Общение съ восточными епископами побудило Константина взглянуть на результаты никейскаго собора новыми, восточными глазами, и онъ увиделъ, что здесь, на Востоке, определения никейския идутъ въ разрезъ съ настроениемъ церковнаго большинства и съ желаниями массы. Все, совершенное имъ подъ западными влияниями, дело представилось ему теперь въ новомъ свете. Какъ благоразумный политикъ, онъ не находилъ надобности внешними мерами поддерживать авторитетъ никейскаго собора и, наблюдая кругомъ себя все возрастающее недовольство никейскимъ символомъ, пошелъ по той дороге, куда его вела воля церковнаго большинства. По настояниямъ епископовъ, онъ возвратилъ изъ ссылки Ария; по ходатайствамъ ихъ же возстановилъ въ прежнихъ правахъ Евсевия и Феогниса. Однако, и при всехъ своихъ уступкахъ реакции Константинъ до конца своего правления сохранялъ уважение къ никейскому собору и никейскимъ деятелямъ.

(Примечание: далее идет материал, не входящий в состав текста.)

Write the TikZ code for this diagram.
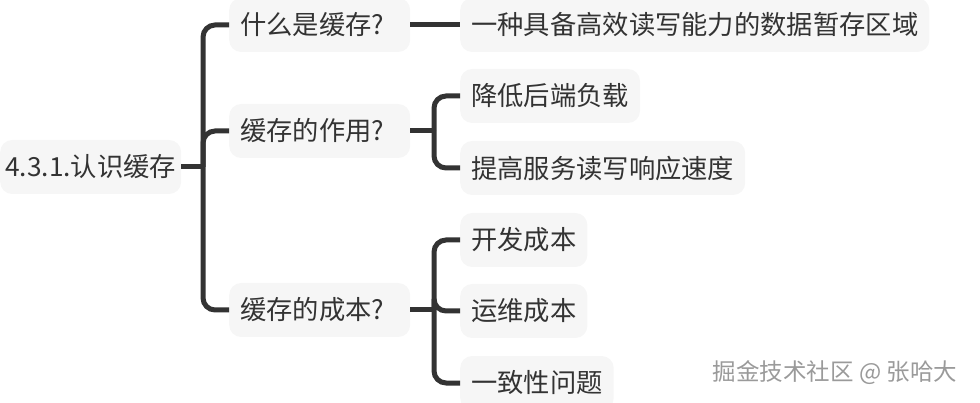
\documentclass[tikz,border=0pt]{standalone}
\usepackage{fontspec}
\setmainfont{Noto Sans CJK SC}
\definecolor{boxgray}{HTML}{F6F6F6}
\definecolor{txt}{HTML}{333333}
\definecolor{linec}{HTML}{333333}
\definecolor{wm}{HTML}{9A9A9A}
\begin{document}
\begin{tikzpicture}[x=1pt,y=-1pt,
  box/.style={fill=boxgray, rounded corners=12pt, inner xsep=11pt, inner ysep=0pt,
    minimum height=54pt, anchor=west, text=txt, font=\fontsize{26.3}{30}\selectfont},
  qbox/.style={box, text width=159pt, align=left},
  conn/.style={draw=linec, line width=5pt, rounded corners=12pt}]
\useasboundingbox (0,0) rectangle (980,403);
% nodes
\node[box, inner xsep=5pt] (root) at (0,167) {4.3.1.认识缓存};
\node[qbox] (q1) at (229,25) {什么是缓存?};
\node[qbox] (q2) at (229,131) {缓存的作用?};
\node[qbox] (q3) at (229,310) {缓存的成本?};
\node[box] (a1) at (460,25) {一种具备高效读写能力的数据暂存区域};
\node[box] (b1) at (460,96) {降低后端负载};
\node[box] (b2) at (460,168) {提高服务读写响应速度};
\node[box] (c1) at (460,240) {开发成本};
\node[box] (c2) at (460,311) {运维成本};
\node[box] (c3) at (460,383) {一致性问题};
\node[anchor=center, text=wm, font=\fontsize{23.5}{26}\selectfont] (wmk) at (835,373) {掘金技术社区 @ 张哈大};
% junctions
\coordinate (j0) at (203,167);
\coordinate (j2) at (434,131);
\coordinate (j3) at (434,310);
% connectors
\draw[conn] (root.east) -- (j0);
\draw[conn] (j0) |- (q1.west);
\draw[conn] (j0) |- (q2.west);
\draw[conn] (j0) |- (q3.west);
\draw[conn] (q1.east) -- (a1.west);
\draw[conn] (q2.east) -- (j2);
\draw[conn] (j2) |- (b1.west);
\draw[conn] (j2) |- (b2.west);
\draw[conn] (q3.east) -- (j3);
\draw[conn] (j3) |- (c1.west);
\draw[conn] (j3) |- (c2.west);
\draw[conn] (j3) |- (c3.west);
\end{tikzpicture}
\end{document}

На смертномъ одре онъ принялъ крещение изъ рукъ Евсевия никомидийскаго; но умеръ съ завещаниемъ на устахъ возвратить изъ ссылки Афанасия.

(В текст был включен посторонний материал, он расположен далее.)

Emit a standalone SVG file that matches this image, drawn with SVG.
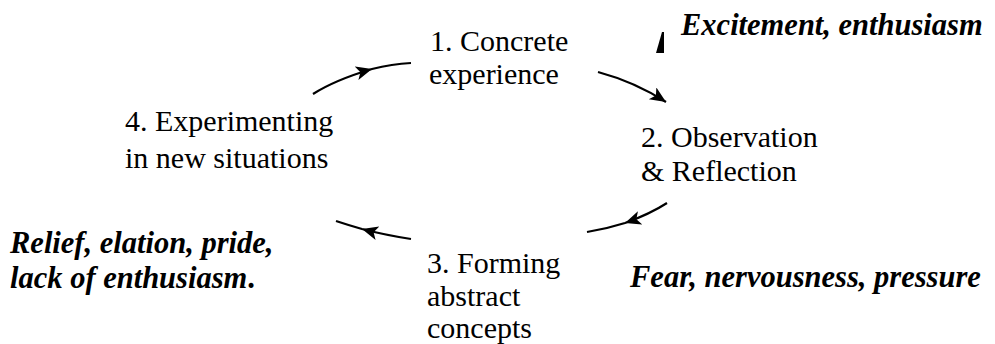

Но если у Константина давление общественнаго мнения умерялось уважениемъ къ никейскому собору, то политика его восточнаго преемника, Констанция, приняла реши–тельно антиникейский характеръ. Съ именемъ никейскаго собора у Констанция не соединялось никакихъ возвышенныхъ воспоминаний, да и по своимъ догматическимъ убеждениямъ, насколько возможна речь ο нихъ въ применении къ Констанцию, онъ былъ противникомъ провозглашеннаго на немъ учения ο единосущии. Впрочемъ, эти личные мотивы, побуждавшие Констанция покровительствовать антиникейской реакции, не могли бы иметь решающаго значения, если бы они не совпадали у него съ расчетами более широкаго свойства. Можно сказать, что какъ для Констанция, такъ и для другого преемника Константина на византийскомъ троне, императора Валента, тоже принимавшаго живое участие въ религиозныхъ движенияхъ своего времени, антиникейская политика была въ некоторомъ смысле государственной необходимостью, вызывалась и питалась нуждами политическаго рода. Дело въ томъ, что въ IV–мъ веке въ римской империи уже ясно намечались признаки готовившагося въ ней распаденияна составныя части. Съ одной стороны, изъ нея выделялись западныя области съ Римомъ во главе, для которыхъ еще со времени Диоклетиана большею частию назначались особые императоры; съ другой, сепаративныя наклонности сильны были въ Египте, где коренное коптское население никогда не могло хорошо сжиться съ греко–римской культурой. Единственно прочнымъ зерномъ, обладавшимъ способностью содержать около себя распадавшуюся империю, оставалиеь области съ греческимъ или эллинизированнымъ населениемъ, лежавшие кругомъ Босфора, куда со временъ основания Константинополя перенесена была столица империи. Эти области представляли собой естественный центръ римскаго государства IV века и наиболее надежную опору власти византийскихъ императоровъ; поэтому то и настроение этихъ областей всегда оказывало подавляющее влияние на внутреннюю политику Константинопольскаго двора; чтобы не потерять своей последней опоры, константинопольский дворъ долженъ былъ невольно прислушиваться къ требованиямъ восточнаго населения и сообразоваться съ ними въ своихъ действияхъ.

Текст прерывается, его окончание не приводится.